Opinión

En seguridad, sigue más de lo mismo

Por Catalina Pérez Correa

La semana pasada el Senado aprobó una serie de reformas para hacer obligatorio el uso de la prisión preventiva –o prisión sin sentencia– en todo el país para aún más delitos. ¿Qué significa esto? Vamos por partes.

Primero, la prisión preventiva implica que una persona sólo por ser acusada, puede ser encarcelada mientras dure su juicio.

Segundo, esta medida es excepcional y normalmente decretada por un juez, a solicitud del fiscal. En otras palabras, si hay riesgo de que la persona acusada se fugue o si su libertad pone en riesgo a la víctima, puede ser puesta en prisión hasta que un proceso penal determine si es o no culpable. Los fiscales deben argumentar al juez que es necesaria esta medida en específico (en lugar de otras como el arresto domiciliario o el otorgamiento de una fianza).

Tercero, hay dos modalidades de prisión preventiva: la justificada y la oficiosa. La primera se debe solicitar y justificar ante un juez. La segunda es decretada siempre y debe usarse para ciertos delitos expresamente establecidos en la Constitución. Esta última figura fue inicialmente incorporada en la Constitución en el 2008, durante el gobierno de Felipe Calderón. La lista constitucional de delitos que conllevan prisión preventiva fue ampliada considerablemente en el 2019, a propuesta del gobierno de López Obrador.

Mucho se ha escrito sobre los problemas que genera el uso de la prisión sin sentencia. Se ha señalado que contribuye a la sobrepoblación penitenciaria; que genera altísimos costos económicos; que es injusta porque castiga de forma anticipada a quien aún está en proceso (y por tanto viola la presunción de inocencia); que en la práctica afecta desproporcionadamente a personas sin recursos y a mujeres. Específicamente sobre la prisión preventiva oficiosa se ha señalado que permite, e incentiva, un uso arbitrario del sistema penal. Basta con que se inicie una investigación penal por alguno de los delitos que conllevan prisión preventiva oficiosa para que una persona sea encarcelada. Es decir, esta modalidad le da al Poder Ejecutivo (concretamente a fiscales y policías –que en realidad ahora son militares, pues la sustitución de policías por militares es también parte central de la estrategia de seguridad–) la posibilidad de encarcelarnos, sin mediar la autoridad judicial. Finalmente, la evidencia indica que la prisión sin sentencia no sirve para prevenir delitos.

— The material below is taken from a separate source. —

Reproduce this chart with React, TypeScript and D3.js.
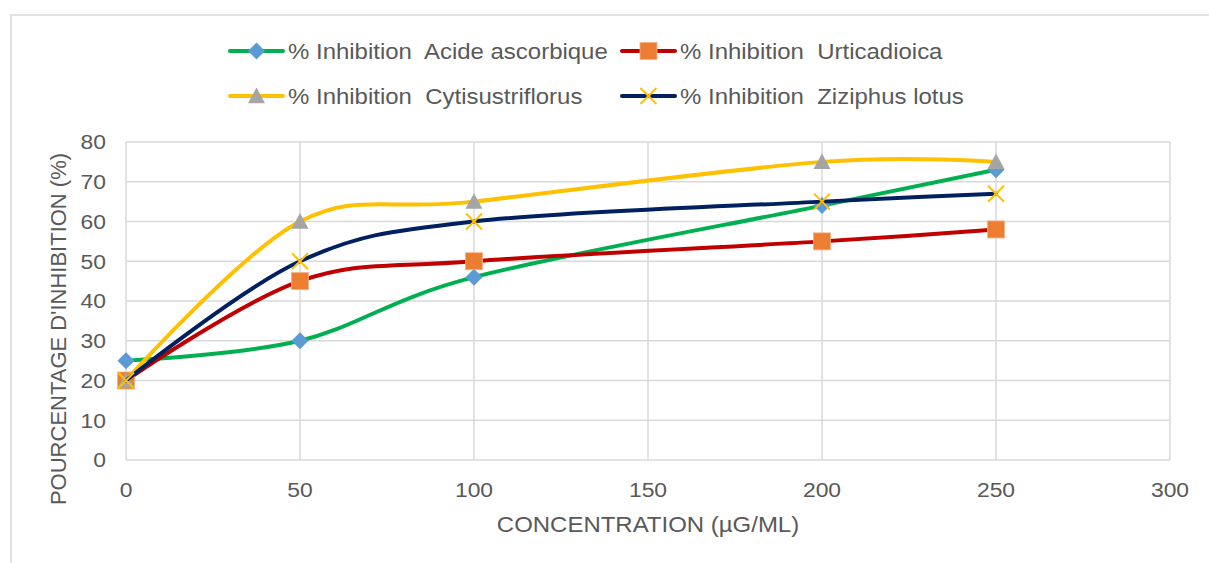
import React from "react";
import * as d3 from "d3";

const concentrations = [0, 50, 100, 200, 250];
const acideAscorbique = [25, 30, 46, 64, 73];
const urticadioica = [20, 45, 50, 55, 58];
const cytisustriflorus = [20, 60, 65, 75, 75];
const ziziphusLotus = [20, 50, 60, 65, 67];
const seriesNames = [
  "% Inhibition  Acide ascorbique",
  "% Inhibition  Urticadioica",
  "% Inhibition  Cytisustriflorus",
  "% Inhibition  Ziziphus lotus",
];
const xTicks = [0, 50, 100, 150, 200, 250, 300];
const yTicks = [0, 10, 20, 30, 40, 50, 60, 70, 80];

const W = 1209;
const H = 563;
const FONT = "'Liberation Sans', Arial, sans-serif";
const TXT = "#595959";
const GRID = "#d9d9d9";
const SX = 1.09;

const series = [
  { name: seriesNames[0], values: acideAscorbique, line: "#00b050", marker: "diamond", mfill: "#5b9bd5" },
  { name: seriesNames[1], values: urticadioica, line: "#c00000", marker: "square", mfill: "#ed7d31" },
  { name: seriesNames[2], values: cytisustriflorus, line: "#ffc000", marker: "triangle", mfill: "#a5a5a5" },
  { name: seriesNames[3], values: ziziphusLotus, line: "#002060", marker: "x", mfill: "#ffc000" },
];

function Marker({ type, x, y, fill }: { type: string; x: number; y: number; fill: string }) {
  if (type === "diamond") {
    const s = 8.5;
    return <path d={`M${x},${y - s}L${x + s},${y}L${x},${y + s}L${x - s},${y}Z`} fill={fill} />;
  }
  if (type === "square") {
    const s = 8.5;
    return <rect x={x - s} y={y - s} width={2 * s} height={2 * s} fill={fill} stroke="#f4b183" strokeWidth={0.8} />;
  }
  if (type === "triangle") {
    const s = 8.5;
    return <path d={`M${x},${y - s}L${x + s},${y + s * 0.85}L${x - s},${y + s * 0.85}Z`} fill={fill} />;
  }
  const s = 8;
  return (
    <path d={`M${x - s},${y - s}L${x + s},${y + s}M${x + s},${y - s}L${x - s},${y + s}`} stroke={fill} strokeWidth={2} fill="none" />
  );
}

function HText({ x, y, anchor, size, children }: { x: number; y: number; anchor: string; size: number; children: React.ReactNode }) {
  return (
    <text
      transform={`translate(${x},${y}) scale(${SX},1)`}
      dy="0.35em"
      textAnchor={anchor}
      fontSize={size}
      fill={TXT}
      style={{ whiteSpace: "pre" }}
    >
      {children}
    </text>
  );
}

export default function App() {
  const x = d3.scaleLinear().domain([0, 300]).range([126, 1170]);
  const y = d3.scaleLinear().domain([0, 80]).range([460, 142]);
  const line = d3
    .line<number>()
    .x((_, i) => x(concentrations[i]))
    .y((v) => y(v))
    .curve(d3.curveCardinal.tension(0));

  const legendPos = [
    { lx: 230, ly: 51 },
    { lx: 622, ly: 51 },
    { lx: 230, ly: 96 },
    { lx: 622, ly: 96 },
  ];

  return (
    <svg width={W} height={H} style={{ position: "absolute", left: 0, top: 0, background: "#fff" }} fontFamily={FONT}>
      <rect x={0} y={0} width={W} height={H} fill="#fff" />
      <path d={`M11,${H + 5}L11,15L${W + 5},15`} fill="none" stroke={GRID} strokeWidth={1.5} />
      {yTicks.map((t) => (
        <line key={"h" + t} x1={x(0)} x2={x(300)} y1={y(t)} y2={y(t)} stroke={GRID} strokeWidth={1.5} />
      ))}
      {xTicks.map((t) => (
        <line key={"v" + t} x1={x(t)} x2={x(t)} y1={y(0)} y2={y(80)} stroke={GRID} strokeWidth={1.5} />
      ))}
      {yTicks.map((t) => (
        <HText key={"yl" + t} x={106} y={y(t)} anchor="end" size={21}>
          {t}
        </HText>
      ))}
      {xTicks.map((t) => (
        <HText key={"xl" + t} x={x(t)} y={490} anchor="middle" size={21}>
          {t}
        </HText>
      ))}
      <HText x={648} y={524} anchor="middle" size={22}>
        CONCENTRATION (µG/ML)
      </HText>
      <text transform={`translate(58,329) rotate(-90)`} dy="0.35em" textAnchor="middle" fontSize={22} fill={TXT}>
        POURCENTAGE D'INHIBITION (%)
      </text>
      {series.map((s) => (
        <g key={s.name}>
          <path d={line(s.values) || ""} fill="none" stroke={s.line} strokeWidth={4} strokeLinecap="round" />
          {s.values.map((v, i) => (
            <Marker key={i} type={s.marker} x={x(concentrations[i])} y={y(v)} fill={s.mfill} />
          ))}
        </g>
      ))}
      {series.map((s, i) => {
        const p = legendPos[i];
        return (
          <g key={"lg" + i}>
            <line x1={p.lx} x2={p.lx + 53} y1={p.ly} y2={p.ly} stroke={s.line} strokeWidth={4} strokeLinecap="round" />
            <Marker type={s.marker} x={p.lx + 26.5} y={p.ly} fill={s.mfill} />
            <HText x={p.lx + 58} y={p.ly} anchor="start" size={22}>
              {s.name}
            </HText>
          </g>
        );
      })}
    </svg>
  );
}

¿Por qué, a pesar de tantos argumentos en contra, se insiste en ampliar la prisión preventiva? En México, según el Inegi, se denuncian e investigan menos del 7% de los delitos que se cometen y, en la mitad de los casos, no pasa nada. Un número importante de casos se inicia con un detenido (lo que apunta a que se trata de casos de flagrancia). Rara vez hay investigación de los delitos. En este contexto, la prisión preventiva busca subsanar la incapacidad de la autoridad para investigar. El costo que están dispuestos a pagar son nuestros derechos.

Se sigue presumiendo un cambio en la política de seguridad del país, pero cada vez queda más claro que hay una regresión (en el peor de los casos) o continuidad (en el mejor de los casos) de las políticas más autoritarias y añejas: más uso de cárceles, más discreción para fiscales y policías, más militarismo y la detención de capos. Lo mismo, con los mismos resultados.